我有一个程序可以读取包含拉丁词的文件，例如“\xed”。这些拉丁词可以出现在任何行之间的任何位置，因此我有程序解析这些字符。有没有图书馆可以做到这一点？

【问题讨论】：

中间是什么意思？
我不知道\xed 是一个拉丁单词。这是什么意思？
@Andreas，刚刚发现它应该被解析为 \u00ed 这是一个“拉丁小写字母 I”
@LJNielsenDk，例如我有 K\xedng 应该是 Kíng
你是说它包含 string "K\xedng"，还是包含 bytes 4B ED 6E 67 ("Kíng")？

【解决方案1】：

我经常做的简单方法是“UTF8”格式的 InputStreamReader。
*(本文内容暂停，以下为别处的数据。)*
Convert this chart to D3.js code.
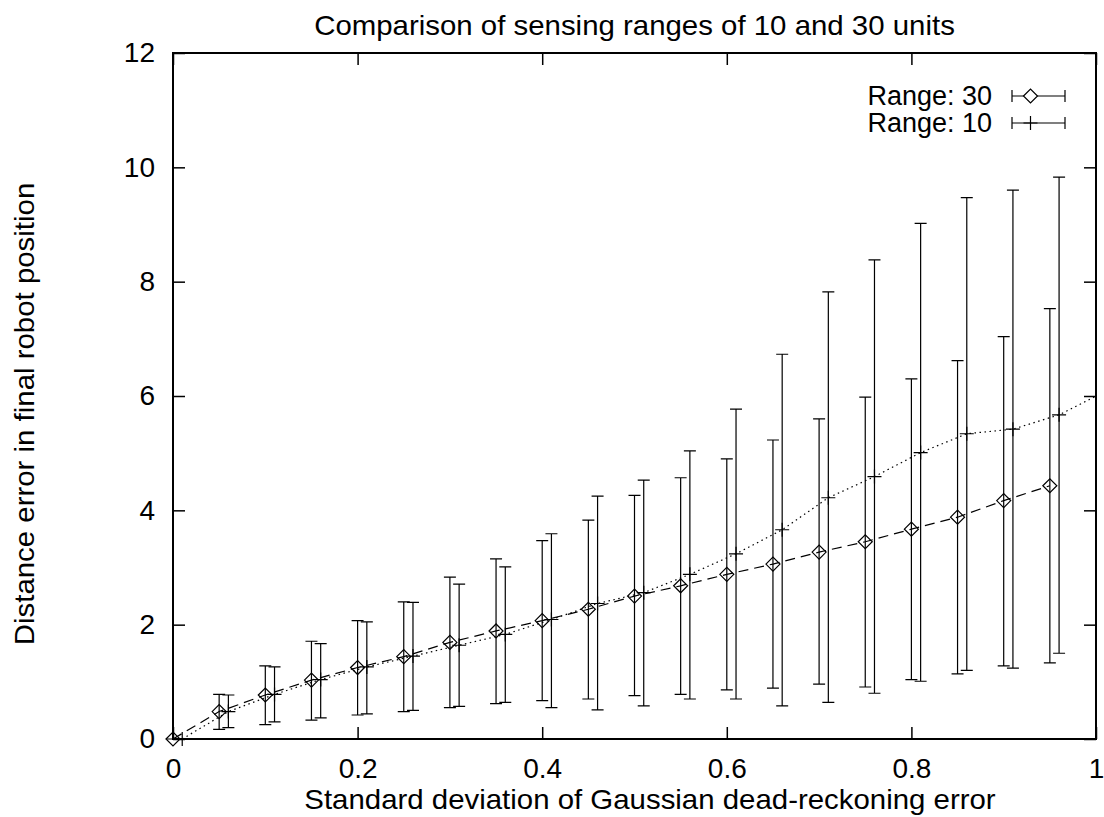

例如：

         try {
            File fileDir = new File("c:/temp/sample.txt");

            BufferedReader in = new BufferedReader(
                    new InputStreamReader(
                            new FileInputStream(fileDir), "UTF8"));

            String str;

            while ((str = in.readLine()) != null) {
                System.out.println(str);
            }

            in.close();
        } 
        catch (UnsupportedEncodingException e) 
        {
            System.out.println(e.getMessage());
        } 
        catch (IOException e) 
        {
            System.out.println(e.getMessage());
        }
        catch (Exception e)
        {
            System.out.println(e.getMessage());
        }

【讨论】：

【解决方案2】：

如果您的意思是文本以字节为单位，并且您有一个十六进制值 ED 的字节，那么该字节的解释取决于您的代码页。
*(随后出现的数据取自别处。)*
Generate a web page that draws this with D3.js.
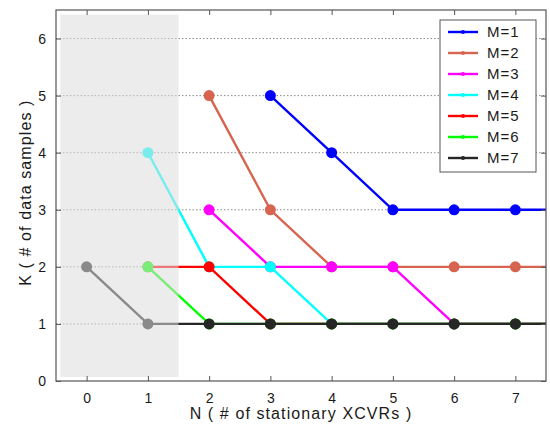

Java 在内部以 UTF-16 存储所有 String。这意味着在读取和写入文件时几乎总是应用代码页转换（UTF-16 不是常见的文件编码）。

默认情况下，Java 将使用 platform default 字符集。如果这不是正确的，您必须指定Charset 才能使用。

作为问题的一个例子，字节ED是：

ISO-8859-1：í（unicode 00ED）美国 Windows
Windows-1251：н（unicode 043D）俄语
代码页 437：φ（unicode 03C6）美国 Windows 命令行（Win 7）

要控制代码页，请像这样读取文件：

File file = new File("C:\\path\\to\\file.txt");
try (BufferedReader in = new BufferedReader(new InputStreamReader(new FileInputStream(file), "ISO-8859-1"))) {
    String line;
    while ((line = in.readLine()) != null) {
        // process line here
    }
}

或者使用更新的Path API：

Path path = Paths.get("C:\\path\\to\\file.txt");
try (BufferedReader in = Files.newBufferedReader(path, Charset.forName("ISO-8859-1"))) {
    String line;
    while ((line = in.readLine()) != null) {
        // process line here
    }
}

【讨论】：

我猜如果整个文件都是 ISO8859 格式，那么你的方法就可以完美运行！但是，我的文件是 iso8859 和 utf8 的混合文件
@chj 你肯定是在开玩笑。 UTF-8 使用字节 80-FF，ISO-8859-1 也是如此。您应该如何知道该范围内的字节是一个还是另一个？